Market microstructure theory looks at how prices are formed through order flow, liquidity and trading activity. These mechanics influence spreads, slippage and execution timing. For spread betting traders, understanding market microstructure in practice helps explain why trades behave differently in calm markets versus fast-moving conditions, and why execution quality matters alongside analysis.
What Is Market Microstructure and Why It Matters for Traders
Market microstructure describes how financial markets operate at a detailed level. It focuses on how buy and sell orders interact, how liquidity is provided, and how prices are formed.
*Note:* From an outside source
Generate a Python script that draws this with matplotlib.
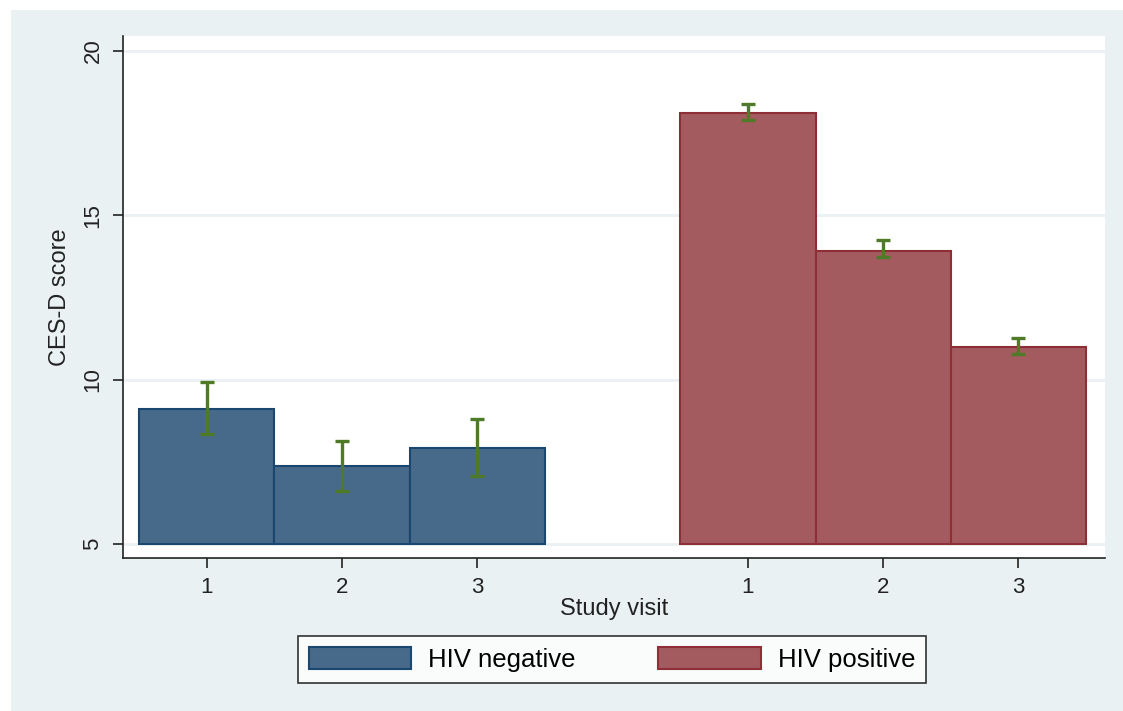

For traders, market microstructure matters because it explains what happens between clicking “buy” or “sell” and the trade being executed. Liquidity conditions, order matching and volatility all influence the final execution price. Understanding what market microstructure is helps traders interpret spreads, price movements and execution outcomes more accurately.
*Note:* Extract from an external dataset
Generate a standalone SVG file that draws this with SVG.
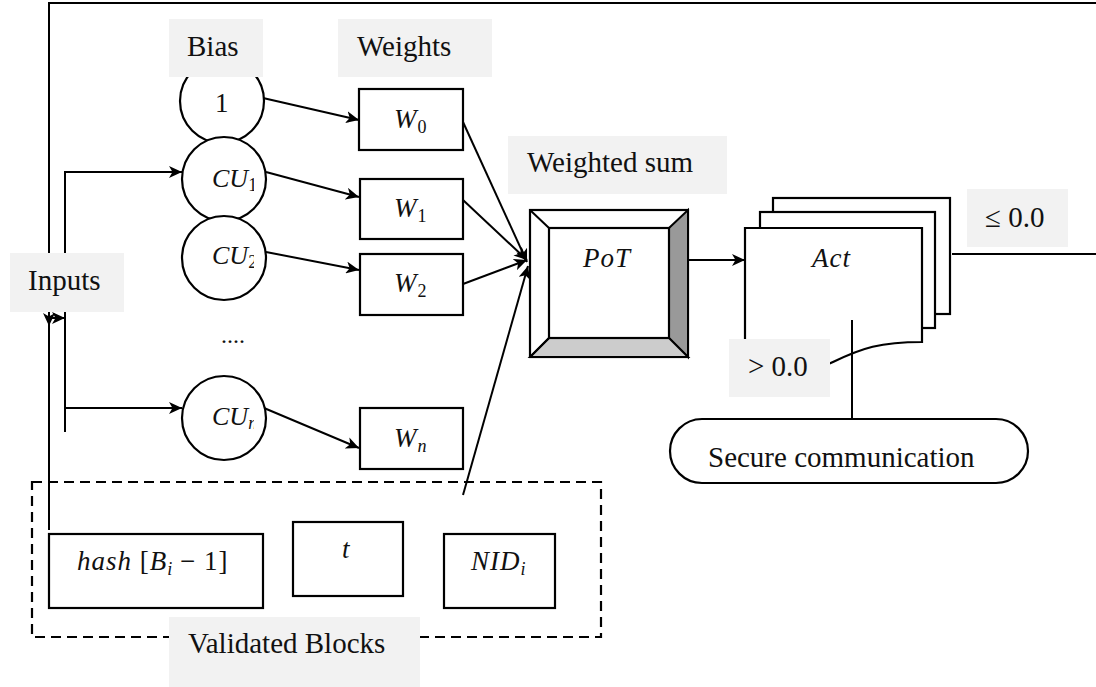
<svg xmlns="http://www.w3.org/2000/svg" width="1096" height="687" viewBox="0 0 1096 687">
<defs>
<marker id="ah" markerUnits="userSpaceOnUse" markerWidth="14" markerHeight="12" refX="13" refY="6" orient="auto"><path d="M0,0 L13,6 L0,12 L3.5,6 Z" fill="#000"/></marker>
<clipPath id="cuclip"><rect x="0" y="0" width="254" height="687"/></clipPath>
<style>
.ln{fill:none;stroke:#000;stroke-width:2}
.bx{fill:#fff;stroke:#000;stroke-width:2.2}
.lbg{fill:#f2f2f2;stroke:none}
.lt{font-family:"Liberation Serif","Times New Roman",serif;font-size:29px;fill:#111}
.m{font-family:"Liberation Serif","Times New Roman",serif;font-size:27px;fill:#111;letter-spacing:1px}
.cu{font-family:"Liberation Serif","Times New Roman",serif;font-size:26px;fill:#111}
.i{font-style:italic}
.sb{font-size:18px;letter-spacing:0}
</style>
</defs>
<rect width="1096" height="687" fill="#fff"/>

<g id="connectors">
<path class="ln" d="M952,254 H1097 M1097,3 H49 V530"/>
<path class="ln" d="M49,305 V326" marker-end="url(#ah)"/>
<path class="ln" d="M49,318 H65" marker-end="url(#ah)"/>
<path class="ln" d="M65,171 V432"/>
<path class="ln" d="M65,172 H182" marker-end="url(#ah)"/>
<path class="ln" d="M65,408 H182" marker-end="url(#ah)"/>
<path class="ln" d="M263,98 L359,120" marker-end="url(#ah)"/>
<path class="ln" d="M266,172 L359,197" marker-end="url(#ah)"/>
<path class="ln" d="M266,252 L359,270" marker-end="url(#ah)"/>
<path class="ln" d="M264,408 L359,448" marker-end="url(#ah)"/>
<path class="ln" d="M463,122 L527,262" marker-end="url(#ah)"/>
<path class="ln" d="M463,200 L527,260" marker-end="url(#ah)"/>
<path class="ln" d="M463,284 L527,260" marker-end="url(#ah)"/>
<path class="ln" d="M463,495 L528,266" marker-end="url(#ah)"/>
<path class="ln" d="M688,260 H745" marker-end="url(#ah)"/>
</g>

<g id="bias1">
<circle class="bx" cx="222" cy="101" r="42"/>
<text class="cu" x="215" y="112" style="font-size:27px">1</text>
</g>
<g id="cu1">
<circle class="bx" cx="224" cy="179" r="42"/>
<text class="cu" x="212" y="187" clip-path="url(#cuclip)"><tspan class="i">CU</tspan><tspan class="sb" dy="4">1</tspan></text>
</g>
<g id="cu2">
<circle class="bx" cx="224" cy="258" r="42"/>
<text class="cu" x="212" y="264" clip-path="url(#cuclip)"><tspan class="i">CU</tspan><tspan class="sb" dy="4">2</tspan></text>
</g>
<g id="dots"><text class="lt" x="221" y="343" style="font-size:24px">....</text></g>
<g id="cun">
<circle class="bx" cx="224" cy="418" r="42"/>
<text class="cu" x="212" y="425" clip-path="url(#cuclip)"><tspan class="i">CU</tspan><tspan class="sb i" dy="4">n</tspan></text>
</g>

<g id="label-bias"><rect class="lbg" x="169" y="19" width="94" height="58"/><text class="lt" x="187" y="56">Bias</text></g>
<g id="label-weights"><rect class="lbg" x="338" y="19" width="154" height="58"/><text class="lt" x="357" y="56">Weights</text></g>
<g id="label-inputs"><rect class="lbg" x="10" y="253" width="114" height="59"/><text class="lt" x="28" y="290">Inputs</text></g>

<g id="w0"><rect class="bx" x="359" y="89" width="104" height="61"/><text class="m" x="394" y="128"><tspan class="i">W</tspan><tspan class="sb" dy="5">0</tspan></text></g>
<g id="w1"><rect class="bx" x="360" y="179" width="103" height="60"/><text class="m" x="394" y="217"><tspan class="i">W</tspan><tspan class="sb" dy="5">1</tspan></text></g>
<g id="w2"><rect class="bx" x="360" y="254" width="103" height="61"/><text class="m" x="394" y="292"><tspan class="i">W</tspan><tspan class="sb" dy="5">2</tspan></text></g>
<g id="wn"><rect class="bx" x="360" y="408" width="103" height="61"/><text class="m" x="394" y="447"><tspan class="i">W</tspan><tspan class="sb i" dy="5">n</tspan></text></g>

<g id="label-wsum"><rect class="lbg" x="508" y="136" width="219" height="58"/><text class="lt" x="527" y="172">Weighted sum</text></g>

<g id="pot">
<rect x="530" y="210" width="158" height="147" fill="#fff" stroke="#000" stroke-width="2.2"/>
<path d="M669,228 L688,210 L688,357 L669,338 Z" fill="#999" stroke="#000" stroke-width="2"/>
<path d="M549,338 L669,338 L688,357 L530,357 Z" fill="#ccc" stroke="#000" stroke-width="2"/>
<path d="M530,210 L549,228 M549,338 L530,357" class="ln"/>
<rect x="549" y="228" width="120" height="110" fill="none" stroke="#000" stroke-width="2.2"/>
<text class="m i" x="583" y="267">PoT</text>
</g>

<g id="act">
<rect class="bx" x="773" y="198" width="177" height="116"/>
<rect class="bx" x="760" y="212" width="175" height="116"/>
<path class="bx" d="M745,228 H922 V342 C880,342 862,348 833,362 C800,378 772,376 745,366 Z"/>
<text class="m i" x="812" y="267">Act</text>
</g>

<g id="act-link"><path class="ln" d="M852,320 V419"/></g>

<g id="label-gt"><rect class="lbg" x="729" y="339" width="101" height="58"/><text class="lt" x="748" y="376">&gt; 0.0</text></g>
<g id="label-le"><rect class="lbg" x="967" y="189" width="101" height="58"/><text class="lt" x="985" y="227">≤ 0.0</text></g>

<g id="secure">
<rect class="bx" x="670" y="419" width="358" height="64" rx="32" ry="32"/>
<text class="lt" x="708" y="467">Secure communication</text>
</g>

<g id="validated">
<rect x="32" y="482" width="569" height="155" fill="none" stroke="#000" stroke-width="2.2" stroke-dasharray="10,6"/>
</g>
<g id="hash"><rect class="bx" x="49" y="534" width="214" height="74"/><text class="m" x="77" y="570"><tspan class="i">hash</tspan> [<tspan class="i">B</tspan><tspan class="sb i" dy="5">i</tspan><tspan dy="-5"> − 1]</tspan></text></g>
<g id="tbox"><rect class="bx" x="293" y="522" width="110" height="74"/><text class="m i" x="342" y="558">t</text></g>
<g id="nid"><rect class="bx" x="444" y="534" width="111" height="74"/><text class="m" x="471" y="570"><tspan class="i">NID</tspan><tspan class="sb i" dy="5">i</tspan></text></g>
<g id="label-validated"><rect class="lbg" x="169" y="617" width="251" height="70"/><text class="lt" x="188" y="653">Validated Blocks</text></g>
</svg>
Core Concepts of Market Microstructure Theory
Market microstructure theory centres on a few core ideas that affect execution across financial markets.
- Order flow reflects the balance between buyers and sellers at any moment.
- Bid–ask spreads represent the cost of immediate execution and often widen when liquidity falls.
- Liquidity determines how easily trades can be executed without impacting price.
- Price discovery is the process through which new information is absorbed into market prices.
These concepts underpin financial market microstructure and are explored further in market analysis tools and resources.
How Market Microstructure Affects Trade Execution
Execution quality is closely tied to market conditions. In liquid markets, spreads are typically tighter and execution is more consistent. In contrast, low-liquidity or volatile environments can lead to wider spreads and increased slippage.
Fast-moving markets may experience rapid price updates as orders are matched. During these periods, execution may occur at a different level than expected. Market microstructure analysis helps explain why the same strategy can produce different results depending on timing and conditions.
Market Microstructure Trading and Spread Betting Execution
In spread betting, market microstructure directly affects how prices are quoted and how trades are filled. Changes in liquidity can cause spreads to widen, particularly around news releases or outside peak trading hours.
Price gaps may occur when markets reopen or when volatility increases sharply. Execution timing also becomes more important, as rapid price changes can affect entry and exit levels.
Understanding market microstructure trading allows spread betting traders to better anticipate these dynamics and factor execution behaviour into their planning.
Market Microstructure in Practice
Market microstructure in practice is most visible during events that disrupt normal trading conditions. Economic announcements, earnings releases and geopolitical developments can all affect liquidity and order flow.
For example, spreads may widen ahead of major data releases as participants adjust exposure. After the release, rapid price discovery can lead to increased volatility. Monitoring scheduled events using an economic calendar helps traders anticipate when market microstructure effects may be more pronounced.
Managing Execution Risk in Spread Betting
Execution risk can be managed by aligning trading activity with favourable market conditions. Trading during liquid market hours typically reduces spread costs and execution uncertainty.
Position size also matters. Larger exposure in thin markets can increase sensitivity to price movements. Avoiding highly volatile periods, where appropriate, may help reduce unexpected execution outcomes. More structured approaches to managing trading risk are outlined in our guide.
Market Microstructure Trading and Spread Betting FAQs
What Is Market Microstructure Trading?
Market microstructure trading focuses on how execution, liquidity and order flow influence trade outcomes, rather than relying solely on price direction.
How Does Market Microstructure Affect Spread Betting?
It influences spreads, slippage and execution timing, particularly during volatile or low-liquidity conditions.
Why Is Market Microstructure Analysis Important?
Market microstructure analysis helps traders understand why execution differs across market environments and improves awareness of execution-related risk.